Recently, a series of discoveries shed light on Henry II’s life and family. This began when record of his service as a Marine was uncovered. Next, his wife Elizabeth (Göbel) Hagenbuch (b. 1792) was identified and baptism records for many of his children were found, such as for his eldest son, Joseph (b. 1811). Even so, Henry II’s family remained enigmatic and was, at least in part, assembled using conjecture.
Take, for instance, his supposed son Stephen Hagenbuch (b. 1828), who was born in Northampton County, PA and moved to Ohio around 1850. Genealogists have long sought to correctly place this Stephen on our family tree. But without a baptism record or family Bible, this was nearly impossible. Two years ago, after much deliberation, I noticed a gap in the birth order of Henry II’s children and inserted Stephen there. I was pleased to have found a home for him, although the lack of physical evidence gave me little confidence in my work.

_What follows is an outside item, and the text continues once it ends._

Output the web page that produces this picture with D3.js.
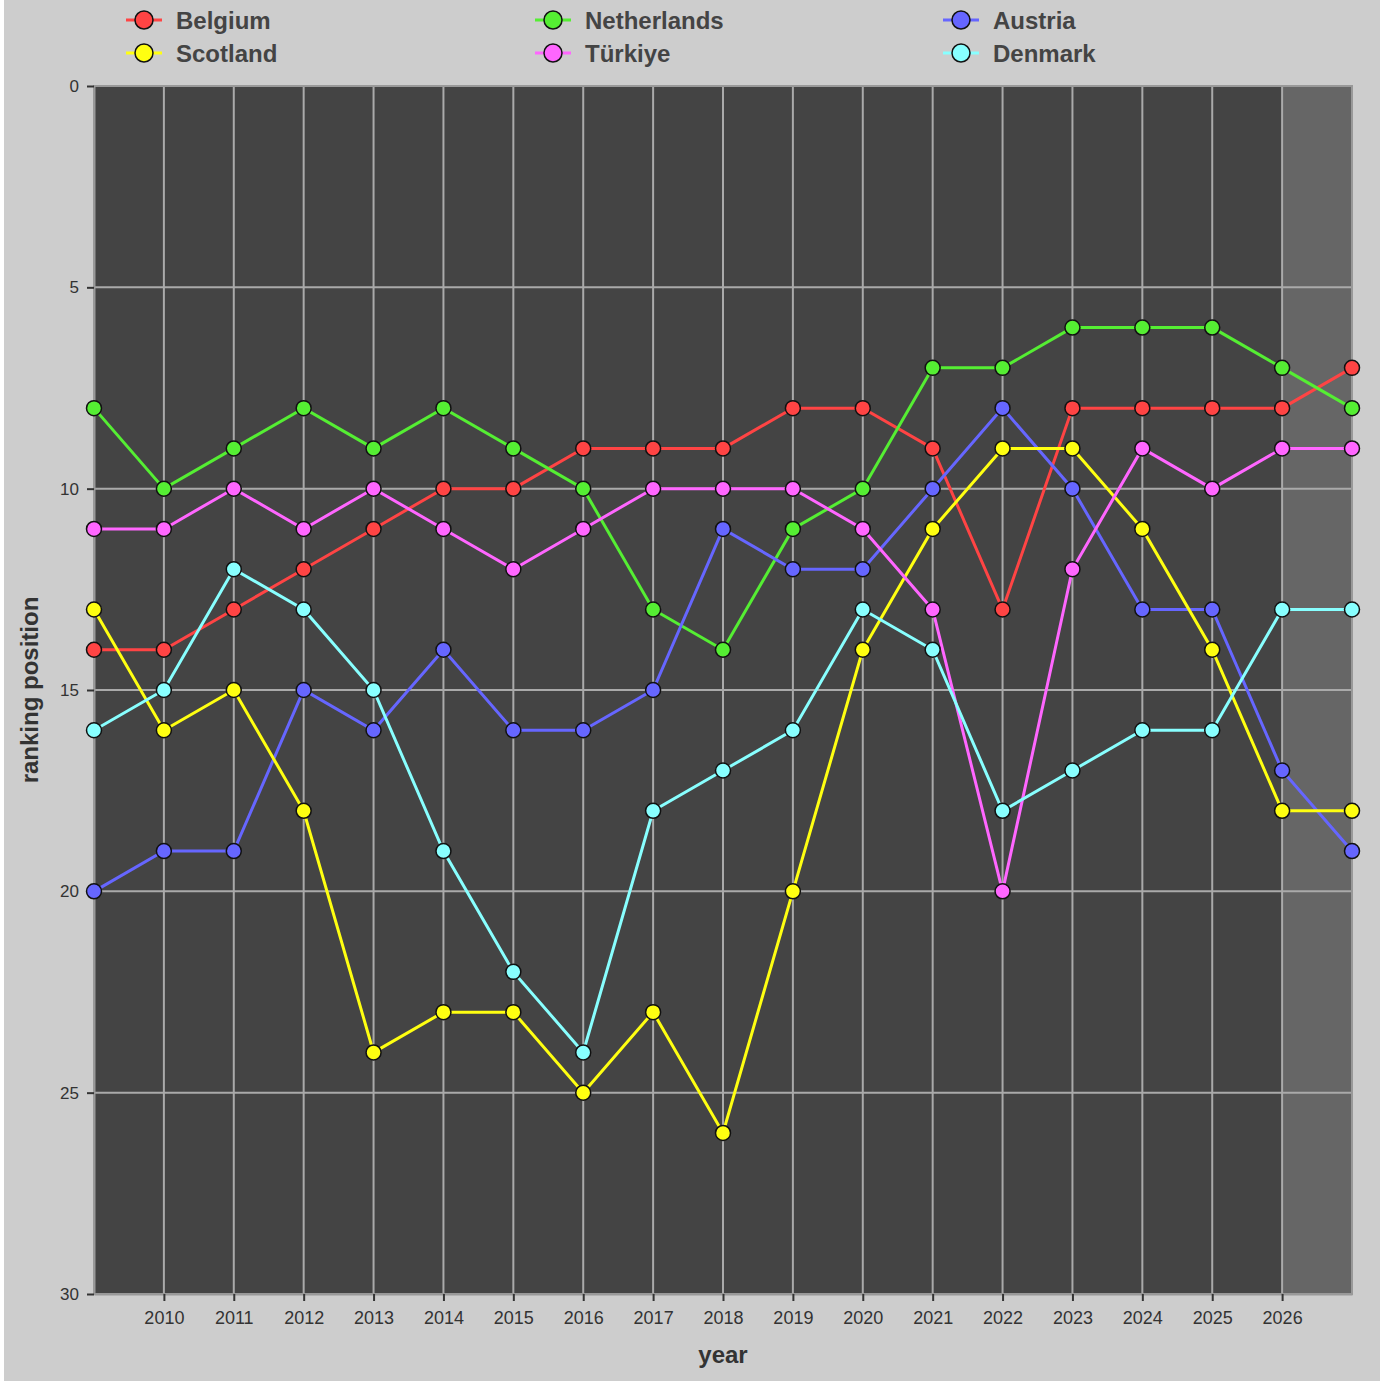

A day after emailing Walt, I received his response, and our communication was off and running. Over the next several emails, we settled on his family line as: Andreas (b. 1715) > Henry I (b. 1737) > Henry II (b. 1786) > Henry III (b. 1833) > William George (b. 1875) > John Henry (b. 1898) > Walter. Arriving at this conclusion was complicated by the existence of two Henry Hagenbuch’s of a similar age: Henry III (b. 1833) and Henry W. (b. 1834). Any confusion was cleared up when Walt sent photographs of the Sunday school book.
The small volume, published by the American Sunday-School Union in 1835, contained the story of The Sisters. According to the publisher’s catalog, it was “a beautiful story, illustrating the history of two sisters—Laura and Sarah Morrison—the value and right use of time, the sin of wasting it, and the way of redeeming it.” Research shows that during the 19th century the American Sunday-School Union sold children’s literature written with strong religious and moral themes.
Just as Walt described, the book’s front flyleaf contained handwritten names, numbers, and doodles. They appeared to have been penned by his great grandfather, Henry III, and have been transcribed as follows:
1848 [appears several times]
Was born in 6 of
December 1833 [quite faded]
Stefen Hagenbuch [Stephen]
Elibet Hagenbuch [Elizabeth]
Sary Ann Hagenbuch [Sarah Ann]
Using the above information, we know that the book was originally connected to a Sunday school in Bath, Pennsylvania, close to where Henry III was born. We can also see Henry III’s birthdate, December 6, 1833. This matches the birthdate engraved on his tombstone and suggests that he was the author of the handwriting on the page.
A list of Hagenbuch names follows. My hunch was that these were Henry’s brothers and sisters. To confirm this, I searched his siblings in Beechroots. The two matched in every way but one: Henry’s eldest sister, Maria Ann Hagenbuch, was missing from the flyleaf. Why did Henry omit her? It seems that he scribbled in the book around 1845, according to the date on the right page, when he was 12 years old. Sadly, his sister, Maria Ann, had died in 1842. If he only recorded the names of the living, she would have been left out.
Increasingly, the importance of the Sunday school book became clear. Its discovery provided the best, primary source documentation of Henry II and Elizabeth (Göbel) Hagenbuch’s children. What’s more, the Sunday school book confirmed my belief that Henry II had a son, Stephen, and corroborated the names of his siblings in Beechroots:
- Joseph Hagenbuch (b. 1811, d. 1872)
- Maria Ann (Hagenbuch) Scholl (b. 1813, d. 1842)
- Elizabeth (Hagenbuch) Dieter (b. 1816, d. 1897)
- John Hagenbuch/Hagenbaugh (b. 1818, d. unknown)
- Jacob Hagenbuch/Hagenbush (b. 1820, d. 1872)
- Reuben Hagenbuch (b. 1825, d. 1874)
- Stephen Hagenbuch (b. 1828, d. 1899)
- Catherine (Hagenbuch) Miller (b. 1830, d. unknown)
- Henry Hagenbuch III (b. 1833, d. 1896)
- Sarah Ann (Hagenbuch) Knappenberger (b. 1838, d. 1910)
Walt had more to share too. He provided a wonderful picture of his great grandfather, Henry III, as well as a tool chest marked with the name “H. Hagenbuch” on one side. Census records show that Henry III worked as a carpenter and, according to Walt, the chest once held the many tools of his trade.
What can we learn from the forgotten scribbles of a boy? In the case of Henry Hagenbuch III and his Sunday school book, quite a lot! Thanks to his informative doodles and the efforts of his descendants to preserve these, we are now able to better understand this branch on our family tree and start to explore the stories of those who are connected through it.